• [Supplied data]:
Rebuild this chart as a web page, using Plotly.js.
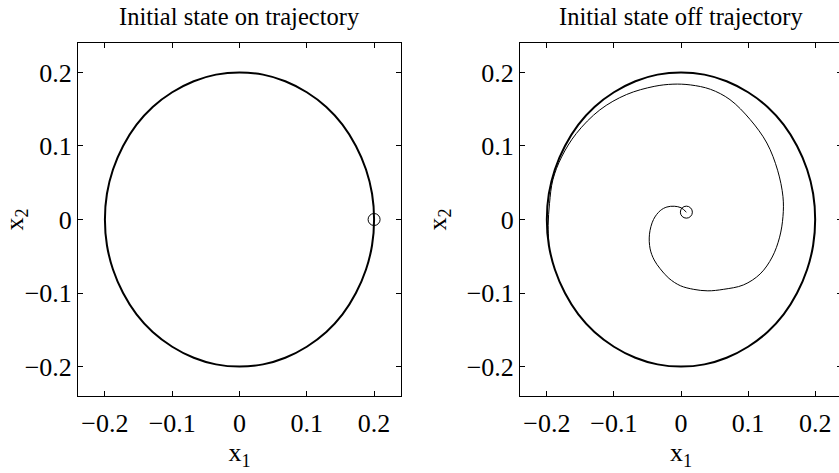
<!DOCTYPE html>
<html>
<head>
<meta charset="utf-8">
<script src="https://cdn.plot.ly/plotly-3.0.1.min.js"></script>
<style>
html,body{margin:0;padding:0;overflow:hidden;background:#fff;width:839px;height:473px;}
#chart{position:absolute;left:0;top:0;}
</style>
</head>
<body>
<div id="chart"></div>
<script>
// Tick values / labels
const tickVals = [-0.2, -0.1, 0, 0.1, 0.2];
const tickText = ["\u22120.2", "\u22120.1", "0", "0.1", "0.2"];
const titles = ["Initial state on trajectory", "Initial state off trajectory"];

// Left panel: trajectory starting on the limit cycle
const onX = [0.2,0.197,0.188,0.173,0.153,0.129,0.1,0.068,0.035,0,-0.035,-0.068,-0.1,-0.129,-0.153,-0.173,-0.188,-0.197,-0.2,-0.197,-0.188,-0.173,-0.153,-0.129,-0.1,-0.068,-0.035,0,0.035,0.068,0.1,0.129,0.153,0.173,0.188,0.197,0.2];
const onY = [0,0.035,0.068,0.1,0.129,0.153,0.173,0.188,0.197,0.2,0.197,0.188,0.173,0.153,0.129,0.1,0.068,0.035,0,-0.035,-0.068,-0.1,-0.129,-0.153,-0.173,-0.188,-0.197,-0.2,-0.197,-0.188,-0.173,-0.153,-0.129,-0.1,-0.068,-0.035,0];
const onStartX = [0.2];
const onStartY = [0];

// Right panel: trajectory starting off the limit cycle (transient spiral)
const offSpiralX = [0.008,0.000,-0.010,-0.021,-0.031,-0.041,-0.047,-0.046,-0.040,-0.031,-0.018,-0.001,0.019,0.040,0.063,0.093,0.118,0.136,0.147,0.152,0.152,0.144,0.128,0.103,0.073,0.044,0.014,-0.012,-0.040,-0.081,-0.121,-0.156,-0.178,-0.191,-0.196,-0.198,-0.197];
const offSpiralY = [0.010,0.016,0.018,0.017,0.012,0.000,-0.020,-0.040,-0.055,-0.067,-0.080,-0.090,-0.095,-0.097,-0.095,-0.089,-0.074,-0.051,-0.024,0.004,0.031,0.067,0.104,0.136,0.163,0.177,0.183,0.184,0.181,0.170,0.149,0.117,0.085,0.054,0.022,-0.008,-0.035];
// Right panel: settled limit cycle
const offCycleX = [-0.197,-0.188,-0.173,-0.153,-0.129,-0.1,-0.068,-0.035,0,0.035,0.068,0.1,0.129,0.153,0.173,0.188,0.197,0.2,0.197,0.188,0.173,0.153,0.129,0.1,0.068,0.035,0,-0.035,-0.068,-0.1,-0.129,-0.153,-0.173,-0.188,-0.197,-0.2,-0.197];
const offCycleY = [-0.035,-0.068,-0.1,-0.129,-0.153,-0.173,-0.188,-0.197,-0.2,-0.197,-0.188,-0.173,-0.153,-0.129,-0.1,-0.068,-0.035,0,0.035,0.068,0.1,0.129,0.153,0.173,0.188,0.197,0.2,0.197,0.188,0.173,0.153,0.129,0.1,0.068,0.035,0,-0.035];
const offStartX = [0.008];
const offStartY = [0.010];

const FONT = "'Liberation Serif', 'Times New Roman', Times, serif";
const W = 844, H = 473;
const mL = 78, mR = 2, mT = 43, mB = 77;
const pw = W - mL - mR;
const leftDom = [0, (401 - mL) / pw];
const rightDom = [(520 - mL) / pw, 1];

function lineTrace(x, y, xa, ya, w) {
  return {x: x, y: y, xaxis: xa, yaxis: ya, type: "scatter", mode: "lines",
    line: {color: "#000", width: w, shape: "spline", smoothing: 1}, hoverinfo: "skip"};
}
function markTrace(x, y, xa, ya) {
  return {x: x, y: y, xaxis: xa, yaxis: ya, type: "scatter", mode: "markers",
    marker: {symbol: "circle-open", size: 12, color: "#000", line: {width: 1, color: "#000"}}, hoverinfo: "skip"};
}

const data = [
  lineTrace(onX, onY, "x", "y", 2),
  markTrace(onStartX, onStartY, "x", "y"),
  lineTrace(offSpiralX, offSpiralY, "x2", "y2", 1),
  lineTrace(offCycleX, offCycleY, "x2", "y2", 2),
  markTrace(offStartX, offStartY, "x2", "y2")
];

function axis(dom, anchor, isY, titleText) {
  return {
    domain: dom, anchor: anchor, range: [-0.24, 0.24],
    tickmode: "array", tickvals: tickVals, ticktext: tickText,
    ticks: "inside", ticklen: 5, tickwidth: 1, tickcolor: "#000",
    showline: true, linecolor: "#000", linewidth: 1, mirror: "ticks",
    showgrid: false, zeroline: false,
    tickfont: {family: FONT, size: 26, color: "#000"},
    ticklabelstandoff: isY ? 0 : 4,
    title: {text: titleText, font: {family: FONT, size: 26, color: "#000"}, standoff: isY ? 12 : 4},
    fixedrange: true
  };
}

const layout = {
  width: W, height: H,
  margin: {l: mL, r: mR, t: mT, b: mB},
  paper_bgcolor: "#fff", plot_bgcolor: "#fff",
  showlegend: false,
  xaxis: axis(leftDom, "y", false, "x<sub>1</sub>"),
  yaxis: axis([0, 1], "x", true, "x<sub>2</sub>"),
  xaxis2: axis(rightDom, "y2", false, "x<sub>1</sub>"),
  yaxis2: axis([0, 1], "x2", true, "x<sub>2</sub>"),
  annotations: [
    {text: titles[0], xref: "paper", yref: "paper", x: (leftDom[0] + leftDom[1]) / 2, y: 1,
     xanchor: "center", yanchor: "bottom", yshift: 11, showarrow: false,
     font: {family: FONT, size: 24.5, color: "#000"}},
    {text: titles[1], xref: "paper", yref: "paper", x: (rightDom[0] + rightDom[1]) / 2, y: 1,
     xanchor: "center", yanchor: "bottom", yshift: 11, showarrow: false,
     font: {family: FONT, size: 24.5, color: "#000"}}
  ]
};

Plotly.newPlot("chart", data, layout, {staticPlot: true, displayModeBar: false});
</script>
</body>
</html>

• [What needs to be done]:
Copy the material shown above in full and exactly. Skip the pictures.

• [Task answer]:
Rebuild this chart as a web page, using Plotly.js.
<!DOCTYPE html>
<html>
<head>
<meta charset="utf-8">
<script src="https://cdn.plot.ly/plotly-3.0.1.min.js"></script>
<style>
html,body{margin:0;padding:0;overflow:hidden;background:#fff;width:839px;height:473px;}
#chart{position:absolute;left:0;top:0;}
</style>
</head>
<body>
<div id="chart"></div>
<script>
// Tick values / labels
const tickVals = [-0.2, -0.1, 0, 0.1, 0.2];
const tickText = ["\u22120.2", "\u22120.1", "0", "0.1", "0.2"];
const titles = ["Initial state on trajectory", "Initial state off trajectory"];

// Left panel: trajectory starting on the limit cycle
const onX = [0.2,0.197,0.188,0.173,0.153,0.129,0.1,0.068,0.035,0,-0.035,-0.068,-0.1,-0.129,-0.153,-0.173,-0.188,-0.197,-0.2,-0.197,-0.188,-0.173,-0.153,-0.129,-0.1,-0.068,-0.035,0,0.035,0.068,0.1,0.129,0.153,0.173,0.188,0.197,0.2];
const onY = [0,0.035,0.068,0.1,0.129,0.153,0.173,0.188,0.197,0.2,0.197,0.188,0.173,0.153,0.129,0.1,0.068,0.035,0,-0.035,-0.068,-0.1,-0.129,-0.153,-0.173,-0.188,-0.197,-0.2,-0.197,-0.188,-0.173,-0.153,-0.129,-0.1,-0.068,-0.035,0];
const onStartX = [0.2];
const onStartY = [0];

// Right panel: trajectory starting off the limit cycle (transient spiral)
const offSpiralX = [0.008,0.000,-0.010,-0.021,-0.031,-0.041,-0.047,-0.046,-0.040,-0.031,-0.018,-0.001,0.019,0.040,0.063,0.093,0.118,0.136,0.147,0.152,0.152,0.144,0.128,0.103,0.073,0.044,0.014,-0.012,-0.040,-0.081,-0.121,-0.156,-0.178,-0.191,-0.196,-0.198,-0.197];
const offSpiralY = [0.010,0.016,0.018,0.017,0.012,0.000,-0.020,-0.040,-0.055,-0.067,-0.080,-0.090,-0.095,-0.097,-0.095,-0.089,-0.074,-0.051,-0.024,0.004,0.031,0.067,0.104,0.136,0.163,0.177,0.183,0.184,0.181,0.170,0.149,0.117,0.085,0.054,0.022,-0.008,-0.035];
// Right panel: settled limit cycle
const offCycleX = [-0.197,-0.188,-0.173,-0.153,-0.129,-0.1,-0.068,-0.035,0,0.035,0.068,0.1,0.129,0.153,0.173,0.188,0.197,0.2,0.197,0.188,0.173,0.153,0.129,0.1,0.068,0.035,0,-0.035,-0.068,-0.1,-0.129,-0.153,-0.173,-0.188,-0.197,-0.2,-0.197];
const offCycleY = [-0.035,-0.068,-0.1,-0.129,-0.153,-0.173,-0.188,-0.197,-0.2,-0.197,-0.188,-0.173,-0.153,-0.129,-0.1,-0.068,-0.035,0,0.035,0.068,0.1,0.129,0.153,0.173,0.188,0.197,0.2,0.197,0.188,0.173,0.153,0.129,0.1,0.068,0.035,0,-0.035];
const offStartX = [0.008];
const offStartY = [0.010];

const FONT = "'Liberation Serif', 'Times New Roman', Times, serif";
const W = 844, H = 473;
const mL = 78, mR = 2, mT = 43, mB = 77;
const pw = W - mL - mR;
const leftDom = [0, (401 - mL) / pw];
const rightDom = [(520 - mL) / pw, 1];

function lineTrace(x, y, xa, ya, w) {
  return {x: x, y: y, xaxis: xa, yaxis: ya, type: "scatter", mode: "lines",
    line: {color: "#000", width: w, shape: "spline", smoothing: 1}, hoverinfo: "skip"};
}
function markTrace(x, y, xa, ya) {
  return {x: x, y: y, xaxis: xa, yaxis: ya, type: "scatter", mode: "markers",
    marker: {symbol: "circle-open", size: 12, color: "#000", line: {width: 1, color: "#000"}}, hoverinfo: "skip"};
}

const data = [
  lineTrace(onX, onY, "x", "y", 2),
  markTrace(onStartX, onStartY, "x", "y"),
  lineTrace(offSpiralX, offSpiralY, "x2", "y2", 1),
  lineTrace(offCycleX, offCycleY, "x2", "y2", 2),
  markTrace(offStartX, offStartY, "x2", "y2")
];

function axis(dom, anchor, isY, titleText) {
  return {
    domain: dom, anchor: anchor, range: [-0.24, 0.24],
    tickmode: "array", tickvals: tickVals, ticktext: tickText,
    ticks: "inside", ticklen: 5, tickwidth: 1, tickcolor: "#000",
    showline: true, linecolor: "#000", linewidth: 1, mirror: "ticks",
    showgrid: false, zeroline: false,
    tickfont: {family: FONT, size: 26, color: "#000"},
    ticklabelstandoff: isY ? 0 : 4,
    title: {text: titleText, font: {family: FONT, size: 26, color: "#000"}, standoff: isY ? 12 : 4},
    fixedrange: true
  };
}

const layout = {
  width: W, height: H,
  margin: {l: mL, r: mR, t: mT, b: mB},
  paper_bgcolor: "#fff", plot_bgcolor: "#fff",
  showlegend: false,
  xaxis: axis(leftDom, "y", false, "x<sub>1</sub>"),
  yaxis: axis([0, 1], "x", true, "x<sub>2</sub>"),
  xaxis2: axis(rightDom, "y2", false, "x<sub>1</sub>"),
  yaxis2: axis([0, 1], "x2", true, "x<sub>2</sub>"),
  annotations: [
    {text: titles[0], xref: "paper", yref: "paper", x: (leftDom[0] + leftDom[1]) / 2, y: 1,
     xanchor: "center", yanchor: "bottom", yshift: 11, showarrow: false,
     font: {family: FONT, size: 24.5, color: "#000"}},
    {text: titles[1], xref: "paper", yref: "paper", x: (rightDom[0] + rightDom[1]) / 2, y: 1,
     xanchor: "center", yanchor: "bottom", yshift: 11, showarrow: false,
     font: {family: FONT, size: 24.5, color: "#000"}}
  ]
};

Plotly.newPlot("chart", data, layout, {staticPlot: true, displayModeBar: false});
</script>
</body>
</html>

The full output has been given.